Старик-ополченец посмотрел на желторотого птенца и сказал:
— Ты думаешь, что вера сохранит твою башку от шрапнелей. Довольно нас дурачили. До войны приезжал к нам один депутат клерикал[19] и говорил о царстве божием на земле. Господь бог не желает войны и хочет, чтобы все жили в мире по-братски. А как только вспыхнула война, во всех костёлах стали молиться за успехи нашего оружия, а о боге стали говорить, словно о начальнике генерального штаба, который руководит всеми военными действиями. Насмотрелся я похорон в этом госпитале. А отрезанных рук и ног! Прямо возами возят.
— Солдат хоронят нагишом, — сказал другой, — а одежду с мёртвого надевают на живого. Так и идёт кругом.
— Пока мы не выиграем войну, — заметил Швейк.
— Этакая-то растяпа выиграет, — из угла отозвался отделённый, — На фронт бы надо таких, погнать вас на штыки, к чортовой матери, в волчьи ямы, против миномётов.
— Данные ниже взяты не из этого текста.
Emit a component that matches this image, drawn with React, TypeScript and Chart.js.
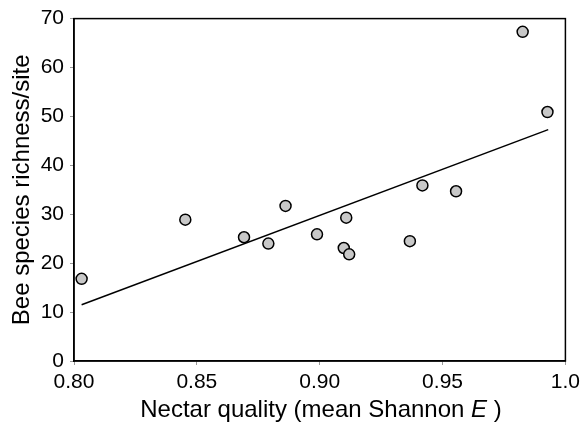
import React, { useEffect, useRef } from "react";
import { Chart, registerables } from "chart.js";

Chart.register(...registerables);

const nectarQuality = [0.8031, 0.8453, 0.8692, 0.8791, 0.8861, 0.8989, 0.9108, 0.9098, 0.912, 0.9367, 0.9418, 0.9555, 0.9826, 0.9927];
const beeRichness = [16.8, 28.9, 25.3, 24.0, 31.7, 25.9, 29.3, 23.1, 21.8, 24.5, 35.9, 34.7, 67.3, 50.9];
const fitX = [0.8031, 0.993];
const fitY = [11.5, 47.3];
const xTickValues = [0.8, 0.85, 0.9, 0.95, 1.0];
const xTickLabels = ["0.80", "0.85", "0.90", "0.95", "1.0"];
const yTickValues = [0, 10, 20, 30, 40, 50, 60, 70];
const yTickLabels = ["0", "10", "20", "30", "40", "50", "60", "70"];

const FONT = "'Liberation Sans', Arial, Helvetica, sans-serif";
const W = 585;
const H = 426;
const AREA = { left: 74, right: 568, top: 16, bottom: 361 };

const frame = {
  id: "frame",
  afterDatasetsDraw(chart: any) {
    const { ctx, chartArea } = chart;
    ctx.save();
    ctx.strokeStyle = "#000";
    ctx.lineWidth = 1.5;
    ctx.strokeRect(chartArea.left, chartArea.top, chartArea.right - chartArea.left, chartArea.bottom - chartArea.top);
    ctx.restore();
  },
};

export default function App() {
  const ref = useRef<HTMLCanvasElement>(null);
  useEffect(() => {
    if (!ref.current) return;
    const chart = new Chart(ref.current, {
      type: "scatter",
      data: {
        datasets: [
          {
            type: "line",
            data: fitX.map((x, i) => ({ x, y: fitY[i] })),
            borderColor: "#000",
            borderWidth: 1.5,
            pointRadius: 0,
            fill: false,
            order: 2,
          } as any,
          {
            data: nectarQuality.map((x, i) => ({ x, y: beeRichness[i] })),
            backgroundColor: "#c8c8c8",
            borderColor: "#000",
            borderWidth: 1.5,
            pointRadius: 5.5,
            order: 1,
          },
        ],
      },
      options: {
        animation: false,
        responsive: false,
        devicePixelRatio: 1,
        layout: { padding: { top: AREA.top, right: W - AREA.right, left: 0, bottom: 0 } },
        plugins: { legend: { display: false }, tooltip: { enabled: false } },
        scales: {
          x: {
            type: "linear",
            min: 0.8,
            max: 1.0,
            afterBuildTicks: (s: any) => {
              s.ticks = xTickValues.map((v) => ({ value: v }));
            },
            afterFit: (s: any) => {
              s.height = H - AREA.bottom;
            },
            ticks: {
              callback: (v: any) => {
                const i = xTickValues.findIndex((t) => Math.abs(t - Number(v)) < 1e-9);
                return i >= 0 ? xTickLabels[i] : "";
              },
              color: "#000",
              font: { family: FONT, size: 21 },
              padding: 5,
              maxRotation: 0,
              autoSkip: false,
            },
            grid: { drawOnChartArea: false, drawTicks: true, tickLength: 4, color: "#999" },
            border: { display: true, color: "#000", width: 1.5 },
          },
          y: {
            type: "linear",
            min: 0,
            max: 70,
            afterBuildTicks: (s: any) => {
              s.ticks = yTickValues.map((v) => ({ value: v }));
            },
            afterFit: (s: any) => {
              s.width = AREA.left;
            },
            ticks: {
              callback: (v: any) => {
                const i = yTickValues.indexOf(Number(v));
                return i >= 0 ? yTickLabels[i] : "";
              },
              color: "#000",
              font: { family: FONT, size: 21 },
              padding: 6,
            },
            title: {
              display: true,
              text: "Bee species richness/site",
              color: "#000",
              font: { family: FONT, size: 24 },
              padding: { top: 8, bottom: 0 },
            },
            grid: { drawOnChartArea: false, drawTicks: true, tickLength: 4, color: "#999" },
            border: { display: true, color: "#000", width: 1.5 },
          },
        },
      },
      plugins: [frame],
    });
    return () => chart.destroy();
  }, []);

  return (
    <div style={{ position: "fixed", left: 0, top: 0, width: W, height: H, background: "#fff" }}>
      <canvas ref={ref} width={W} height={H} style={{ width: W, height: H, display: "block" }} />
      <div
        style={{
          position: "absolute",
          left: AREA.left,
          width: AREA.right - AREA.left,
          top: 395,
          textAlign: "center",
          fontFamily: FONT,
          fontSize: 24,
          lineHeight: "28px",
          color: "#000",
          whiteSpace: "nowrap",
        }}
      >
        Nectar quality (mean Shannon <i>E</i> )
      </div>
    </div>
  );
}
Валяться в тылу умеет каждый, а вот помирать никому не хочется.
— А я всё думаю, как это шикарно умереть под штыком, — сказал Швейк. — Неплохо также получить пулю в брюхо, а ещё лучше, когда человека разрывает граната, а он смотрит и думает, почему у него ноги с животом находятся некоторым образом в отдалении от него. И так это ему странно, что он помирает от этого раньше, чем кто-нибудь успеет разъяснить ему это.
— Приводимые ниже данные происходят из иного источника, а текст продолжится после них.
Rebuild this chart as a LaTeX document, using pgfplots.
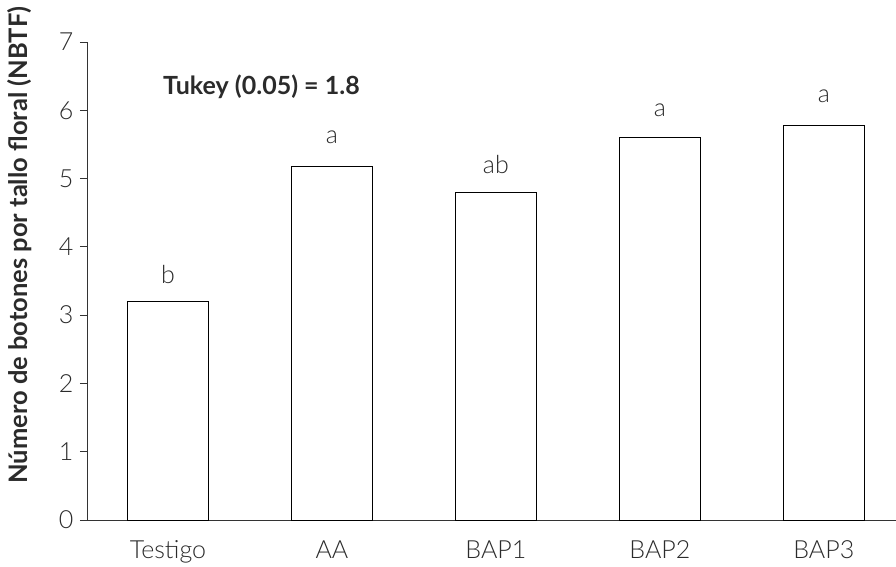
\documentclass[border=0pt]{standalone}
\usepackage{pgfplots}
\pgfplotsset{compat=1.18}
\usepackage{fontspec}
\setmainfont{Lato}[UprightFont={* Light},BoldFont={* Bold}]
\definecolor{txt}{HTML}{2B2B2B}
\begin{document}
\begin{tikzpicture}
\begin{axis}[
  at={(87pt,46pt)}, anchor=south west,
  scale only axis, width=809pt, height=478pt,
  xmin=-0.494, xmax=4.44, ymin=0, ymax=7,
  axis lines=left,
  axis line style={-, draw=black!80, line width=0.9pt},
  ytick={0,1,2,3,4,5,6,7},
  xtick={0,1,2,3,4},
  xticklabels={Testigo,AA,BAP1,BAP2,BAP3},
  x tick style={draw=none},
  y tick style={draw=black!80, line width=0.9pt},
  tick align=outside, major tick length=7pt,
  tick label style={font=\fontsize{25}{27}\selectfont, text=txt},
  /pgf/number format/assume math mode=true,
  xticklabel style={yshift=-10pt},
  yticklabel style={xshift=-3pt},
  ylabel={\textbf{Número de botones por tallo floral (NBTF)}},
  ylabel style={at={(axis description cs:-0.0828,0.575)}, anchor=center, rotate=0, font=\fontsize{25.5}{27}\selectfont, text=txt},
  clip=false,
]
\addplot[ybar, bar width=0.495, fill=white, draw=black, line width=0.9pt] coordinates {(0,3.2) (1,5.18) (2,4.8) (3,5.6) (4,5.78)};
\node[font=\fontsize{25}{27}\selectfont, text=txt] at (axis cs:0,3.6) {b};
\node[font=\fontsize{25}{27}\selectfont, text=txt] at (axis cs:1,5.6) {a};
\node[font=\fontsize{25}{27}\selectfont, text=txt] at (axis cs:2,5.21) {ab};
\node[font=\fontsize{25}{27}\selectfont, text=txt] at (axis cs:3,6.0) {a};
\node[font=\fontsize{25}{27}\selectfont, text=txt] at (axis cs:4,6.2) {a};
\node[font=\fontsize{25}{27}\selectfont\bfseries, text=txt] at (axis cs:0.57,6.35) {Tukey (0.05) = 1.8};
\end{axis}
\pgfresetboundingbox
\path[use as bounding box] (0,0) rectangle (896pt,566pt);
\end{tikzpicture}
\end{document}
Молоденький солдат откровенно вздохнул. Ему жалко стало своей молодой жизни. Зачем он только родился в этот глупый век? Чтобы его зарезали, как корову на бойне? И к чему всё это?
Один из солдат, по профессии учитель, как бы прочитав его мысли, заметил:
— Некоторые из учёных объясняют войну появлением пятен на солнце. Как только появится этакое пятно, всегда на земле происходит катастрофа. Взятие Карфагена[20]…
— Оставьте вашу учёность при себе, — перебил его отделённый командир. — Подметите-ка лучше пол, сегодня ваша очередь. Какое нам дело до какого-то дурацкого пятна на солнце. Хоть бы их там двадцать было, из них себе шубу не сошьёшь.
— Пятна на солнце действительно имеют большое значение, — вмешался Швейк. — Однажды появилось на солнце пятно, и в тот же самый день меня избили в трактире «У Банзетов», в Ну елях. С той поры, перед тем как куда-нибудь пойти, я смотрю в газете, не появилось ли опять какое-нибудь пятно на солнце. Но стоит появиться пятну — «прощаюсь, ангел мой, с тобою», никуда я не хожу и пережидаю время. Когда ещё вулкан Монпеле уничтожил целый остров Мартинику[21], один профессор написал в «Национальной политике», что давно уже предупреждал читателей о большом солнечном пятне. А «Национальная политика» во-время на остров не попала, вот они и загремели.